Desde luego que Frank Cali no es el primero de los mafiosos asesinados. Ni siquiera el primero de los Gambino en recibir la eucaristía del plomo. Pero el precedente inmediato está muy lejos, y el último gran capo en morir baleado fue el legendario Paul Castellano hace 34 años. Lo cazaron a la puerta de un conocido restaurante de chuletones neoyorquino. Uno de los hombres que sucedió al viejo don, y que alcanzó la cumbre de la familia, George Dediccó, fue grabado profiriendo amenazas contra unos rivales, a los que entre otras cosas prometía quemar los ojos. Lo recordaba en la NBC un reportaje dedicado a la sombreada estirpe de unos tipos dedicados al asesinato, la extorsión, el tráfico de drogas, la trata de blancas, las apuestas ilegales, el robo y otras delicias del menú criminal. Ciertamente quedan lejos los días de furia, cuando los Gambino podían vanagloriarse de controlar una trama tentacular ante la que se arrodillaban congresistas y banqueros, agentes del FBI y senadores, alcaldes y policías. En aquellos tiempos el jefe de todas las cloacas, el legendario Edward Hoover, insistía ante los comités del Congreso que el problema de la mafia estaba francamente sobrevalorado.
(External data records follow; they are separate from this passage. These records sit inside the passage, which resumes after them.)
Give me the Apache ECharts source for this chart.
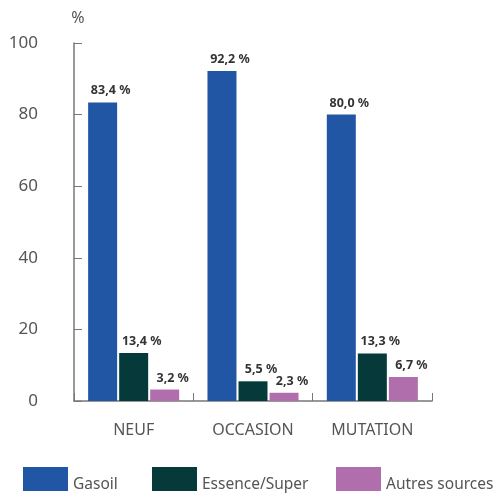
<!DOCTYPE html>
<html><head><meta charset="utf-8">
<script src="https://cdn.jsdelivr.net/npm/echarts@6/dist/echarts.min.js"></script>
<style>html,body{margin:0;padding:0;background:#fff}#c{width:496px;height:495px}</style>
</head><body><div id="c"></div>
<script>
const categories = ['NEUF', 'OCCASION', 'MUTATION'];
const gasoil = [83.4, 92.2, 80.0];
const essence = [13.4, 5.5, 13.3];
const autres = [3.2, 2.3, 6.7];
const seriesNames = ['Gasoil', 'Essence/Super', 'Autres sources'];
const yTicks = [0, 20, 40, 60, 80, 100];

const font = 'Noto Sans';
const fmt = p => p.value.toFixed(1).replace('.', ',') + ' %';
const lbl = {show: true, position: 'top', formatter: fmt, fontFamily: font, fontWeight: 'bold', fontSize: 12.5, color: '#333', distance: 5, offset: [8, 0]};
const legendLefts = [23, 152, 336];
const legendBase = {
  top: 467, itemWidth: 45, itemHeight: 24, itemGap: 9, icon: 'rect', padding: 0,
  formatter: '{a|{name}}',
  textStyle: {fontFamily: font, fontSize: 15.5, color: '#555',
    rich: {a: {fontFamily: font, fontSize: 15.5, color: '#555', padding: [11, 0, 0, 0]}}}
};
const chart = echarts.init(document.getElementById('c'));
chart.setOption({
  animation: false,
  grid: {left: 74, right: 64, top: 43, bottom: 94},
  legend: seriesNames.map((n, i) => Object.assign({}, legendBase, {left: legendLefts[i], data: [n]})),
  xAxis: {
    type: 'category', data: categories,
    axisLine: {lineStyle: {color: '#777', width: 1.5}},
    axisTick: {show: true, inside: true, length: 8, lineStyle: {color: '#777'}},
    axisLabel: {fontFamily: font, fontSize: 16, color: '#555', margin: 21}
  },
  yAxis: {
    type: 'value', min: yTicks[0], max: yTicks[yTicks.length - 1], interval: 20,
    name: '%', nameGap: 17, nameTextStyle: {fontFamily: font, fontSize: 16, color: '#555', align: 'center', padding: [0, 0, 0, 8]},
    axisLine: {show: true, lineStyle: {color: '#777', width: 1.5}},
    axisTick: {show: true, inside: true, length: 8, lineStyle: {color: '#777'}},
    splitLine: {show: false},
    axisLabel: {fontFamily: font, fontSize: 17, color: '#555', margin: 36}
  },
  series: [
    {name: seriesNames[0], type: 'bar', data: gasoil, itemStyle: {color: '#2156a5'}, barWidth: 29, barGap: '7%', label: lbl},
    {name: seriesNames[1], type: 'bar', data: essence, itemStyle: {color: '#063a3a'}, barWidth: 29, barGap: '7%', label: lbl},
    {name: seriesNames[2], type: 'bar', data: autres, itemStyle: {color: '#b06fac'}, barWidth: 29, barGap: '7%', label: lbl}
  ]
});
</script></body></html>
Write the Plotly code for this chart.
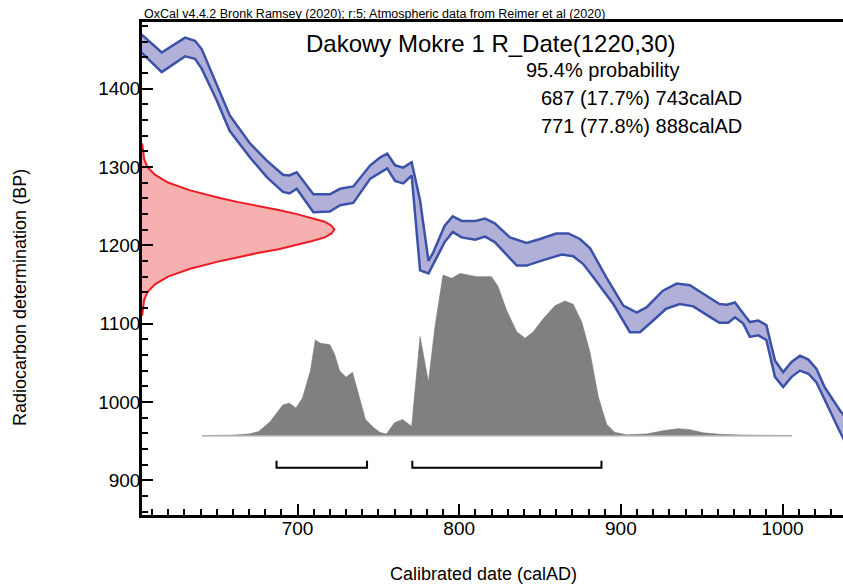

Pero había mafia, claro que sí, y algunos de sus más reputados príncipes habían colaborado con las tropas aliadas en la II Guerra Mundial. Por no hablar de los necesarios acomodos una vez que alcanzamos las playas de la Guerra Fría. Hoy el nombre de los Gambino no provoca los escalofríos de otros tiempos, pero tampoco exageramos al afirmar que todavía es posible hallar pistas de su presencia en muchos lugares de Nueva York. Tiene al menos 200 miembros de pleno derecho y 2.000 asociados. Suficiente para andarse con ojo en según qué sitios.